Also Known As: "Elvira Lawson"
Birthdate:
Birthplace: Reynolds, Reynolds County, Missouri, United States
Death: March 10, 1925 (71)
Elmer, Jackson County, Oklahoma, United States
Place of Burial: Elmer, Jackson County, Oklahoma, United States
Immediate Family:

Daughter of Thomas Lawson and Nancy Elizabeth Lawson
Wife of Joshua Shoopman
Mother of William Thomas Shoopman; Elisha Jack Shoopman; Nancy Elizabeth Christie; Elmira Lawson; Sarah Alzada Lawson and 6 others
Sister of Sarah Bowling; Susanah Harness; Andrew Jackson Lawson; Elisha Lawson; Christina Felty and 9 others
Half sister of Martha Elizabeth Goodman

Managed by: Erica Howton
Last Updated:

About Elvira Shoopman

From Find A Grave Memorial# 105427611

Elvira Lawson is the fourteenth child in a family of fifteeen children born to Thomas Lawson and Nancy Jeffers. She was married to Joshua Shoopman on April 12, 1869 in Albany, Clinton Co., Kentucky. They had eleven children: William Thomas, Nancy Elizabeth "Lizzie", Elisha Jackson, Elmira, Sarah Alzada, Andrew Jackson, Lucinda, John A. Myrtle B. "Mertie", Lewis and Edgar Joshua.

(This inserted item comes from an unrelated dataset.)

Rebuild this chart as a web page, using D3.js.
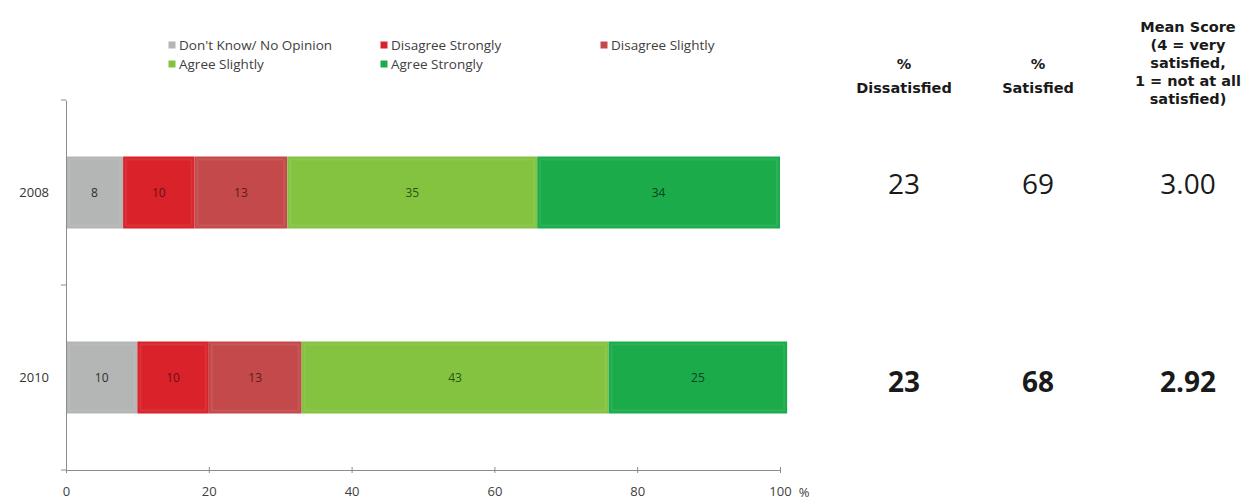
<!DOCTYPE html>
<html>
<head>
<meta charset="utf-8">
<script src="https://cdn.jsdelivr.net/npm/d3@7"></script>
<style>
  html, body { margin: 0; padding: 0; background: #ffffff; }
  svg { display: block; }
</style>
</head>
<body>
<svg id="chart" width="1255" height="504"></svg>
<script>
// Survey years (one bar each)
const years = ["2008", "2010"];

// Response categories, left to right within each bar
const categories = ["Don't Know/ No Opinion", "Disagree Strongly", "Disagree Slightly", "Agree Slightly", "Agree Strongly"];

// Percentages per category, by year
const dontKnow          = [8, 10];
const disagreeStrongly  = [10, 10];
const disagreeSlightly  = [13, 13];
const agreeSlightly     = [35, 43];
const agreeStrongly     = [34, 25];

// Summary columns
const pctDissatisfied = [23, 23];
const pctSatisfied    = [69, 68];
const meanScore       = [3.00, 2.92];

// Axis ticks
const xTicks = [0, 20, 40, 60, 80, 100];

const colors = ["#b4b5b5", "#d9222a", "#c4494a", "#84c340", "#1bab4b"];
const labelColors = ["#2e2e2e", "#6e0e12", "#5e1a1b", "#2c5510", "#0b431c"];

const seriesValues = [dontKnow, disagreeStrongly, disagreeSlightly, agreeSlightly, agreeStrongly];

const rows = years.map((y, i) => {
  const r = { year: y };
  categories.forEach((c, k) => { r[c] = seriesValues[k][i]; });
  return r;
});

const stacked = d3.stack().keys(categories)(rows);

const svg = d3.select("#chart");
const font = "'Open Sans', 'Noto Sans', sans-serif";
const headFont = "'DejaVu Sans', 'Open Sans', sans-serif";

const x = d3.scaleLinear().domain([0, 100]).range([66, 780]);
const yBand = d3.scaleBand().domain(years).range([100, 470]);
const barHeight = 72;
const barTop = yr => yBand(yr) + yBand.bandwidth() / 2 - barHeight / 2;
const rowMid = yr => yBand(yr) + yBand.bandwidth() / 2;

// Bars
const g = svg.append("g");
stacked.forEach((layer, k) => {
  const lg = g.append("g");
  lg.selectAll("rect.seg")
    .data(layer)
    .join("rect")
    .attr("class", "seg")
    .attr("x", d => x(d[0]))
    .attr("y", d => barTop(d.data.year))
    .attr("width", d => x(d[1]) - x(d[0]))
    .attr("height", barHeight)
    .attr("fill", colors[k]);
  // soft inner bevel
  lg.selectAll("rect.bevel")
    .data(layer)
    .join("rect")
    .attr("class", "bevel")
    .attr("x", d => x(d[0]) + 3)
    .attr("y", d => barTop(d.data.year) + 3)
    .attr("width", d => Math.max(0, x(d[1]) - x(d[0]) - 6))
    .attr("height", barHeight - 6)
    .attr("fill", "none")
    .attr("stroke", "#ffffff")
    .attr("stroke-opacity", 0.08)
    .attr("stroke-width", 2);
  lg.selectAll("text")
    .data(layer)
    .join("text")
    .attr("x", d => (x(d[0]) + x(d[1])) / 2)
    .attr("y", d => rowMid(d.data.year))
    .attr("dy", "0.35em")
    .attr("text-anchor", "middle")
    .attr("font-family", font)
    .attr("font-size", 12)
    .attr("fill", labelColors[k])
    .text(d => d[1] - d[0]);
});

// X axis
const xAxis = d3.axisBottom(x).tickValues(xTicks).tickSize(5).tickSizeOuter(0).tickPadding(12);
const xg = svg.append("g").attr("transform", "translate(0,470)").call(xAxis);
xg.select(".domain").attr("stroke", "#8c8c8c");
xg.selectAll(".tick line").attr("stroke", "#8c8c8c").attr("y1", -3).attr("y2", 3);
xg.selectAll(".tick text").attr("font-family", font).attr("font-size", 13).attr("fill", "#404040");
svg.append("text")
  .attr("x", 804).attr("y", 497)
  .attr("text-anchor", "middle")
  .attr("font-family", font).attr("font-size", 13).attr("fill", "#404040")
  .text("%");

// Y axis
const yAxis = d3.axisLeft(yBand).tickSize(0).tickPadding(17);
const yg = svg.append("g").attr("transform", "translate(66,0)").call(yAxis);
yg.select(".domain").attr("stroke", "#8c8c8c");
yg.selectAll(".tick text").attr("font-family", font).attr("font-size", 13).attr("fill", "#333333");
// category boundary ticks
const boundaries = [100, 100 + yBand.step(), 470];
svg.append("g").selectAll("line").data(boundaries).join("line")
  .attr("x1", 61).attr("x2", 66)
  .attr("y1", d => d).attr("y2", d => d)
  .attr("stroke", "#8c8c8c");

// Legend
const legendPos = [[172, 45], [384, 45], [604, 45], [172, 64], [384, 64]];
const lgd = svg.append("g");
categories.forEach((c, k) => {
  const [lx, ly] = legendPos[k];
  lgd.append("rect")
    .attr("x", lx - 3.5).attr("y", ly - 3.5)
    .attr("width", 7).attr("height", 7)
    .attr("fill", colors[k]);
  lgd.append("text")
    .attr("x", lx + 7).attr("y", ly)
    .attr("dy", "0.35em")
    .attr("font-family", font).attr("font-size", 13.5).attr("fill", "#404040")
    .text(c);
});

// Summary column headers
const colX = [904, 1038, 1188];
const headers = [
  { lines: ["%", "Dissatisfied"], ys: [64, 88] },
  { lines: ["%", "Satisfied"], ys: [64, 88] },
  { lines: ["Mean Score", "(4 = very", "satisfied,", "1 = not at all", "satisfied)"], ys: [27, 45, 63, 81, 99] }
];
headers.forEach((h, c) => {
  h.lines.forEach((ln, i) => {
    svg.append("text")
      .attr("x", colX[c]).attr("y", h.ys[i]).attr("dy", "0.35em")
      .attr("text-anchor", "middle")
      .attr("font-family", headFont).attr("font-size", 14.5).attr("font-weight", "bold")
      .attr("fill", "#1a1a1a")
      .text(ln);
  });
});

// Summary values
const cols = [pctDissatisfied.map(String), pctSatisfied.map(String), meanScore.map(v => v.toFixed(2))];
cols.forEach((vals, c) => {
  svg.append("g").selectAll("text").data(vals).join("text")
    .attr("x", colX[c])
    .attr("y", (d, i) => rowMid(years[i]) - 8 + i * 12.5)
    .attr("dy", "0.35em")
    .attr("text-anchor", "middle")
    .attr("font-family", font)
    .attr("font-size", 28)
    .attr("font-weight", (d, i) => i === 1 ? "bold" : "normal")
    .attr("fill", "#1a1a1a")
    .text(d => d);
});
</script>
</body>
</html>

According to Doyle Christie, Elvira Lawson Shoopman's grandson, she never had a tooth in her head. She was quite a small woman. He said that when they were moving from Texas to Oklahoma, Elvira didn't want to go. She said she wanted to stay and be buried next to her father in Huckabay. So under protest, Elvira's husband loaded her into one of their two wagons and started for the Red River. When they got there, the thought of crossing the river the next day must have been on her mind. They made camp and spent the night by the river. When Josh got up the next morning and went to the other wagon where Elvira had slept, he found she wasn't there. So he and Jeremiah Lawson started back the way they had come with one wagon and overtook her as she traveled by foot, trying to carry her featherbed. (She was in her mid 50's when this happened.) Both men struggled with her to get her back into the wagon and go back to the Red River. After they brought her back to camp, they had to post a guard to keep her from leaving again. They put her in Andrew Shoopman's wagon because Joshua's wagon was not covered. Andrew and Lewis, her sons, rode with her between them. They had to keep a constant watch on her for the rest of the trip, and she was unhappy the whole time.

Elvira had a hard life as her husband was disabled in the Civil War. She had 11 children (one died young), but she raised 10 of them. When Joshua died she still had two teenage boys.

She had blackout spells which lasted quite awhile. When they buried her, people wondered if she was just having another long blackout spell. There were others who can remember her spells.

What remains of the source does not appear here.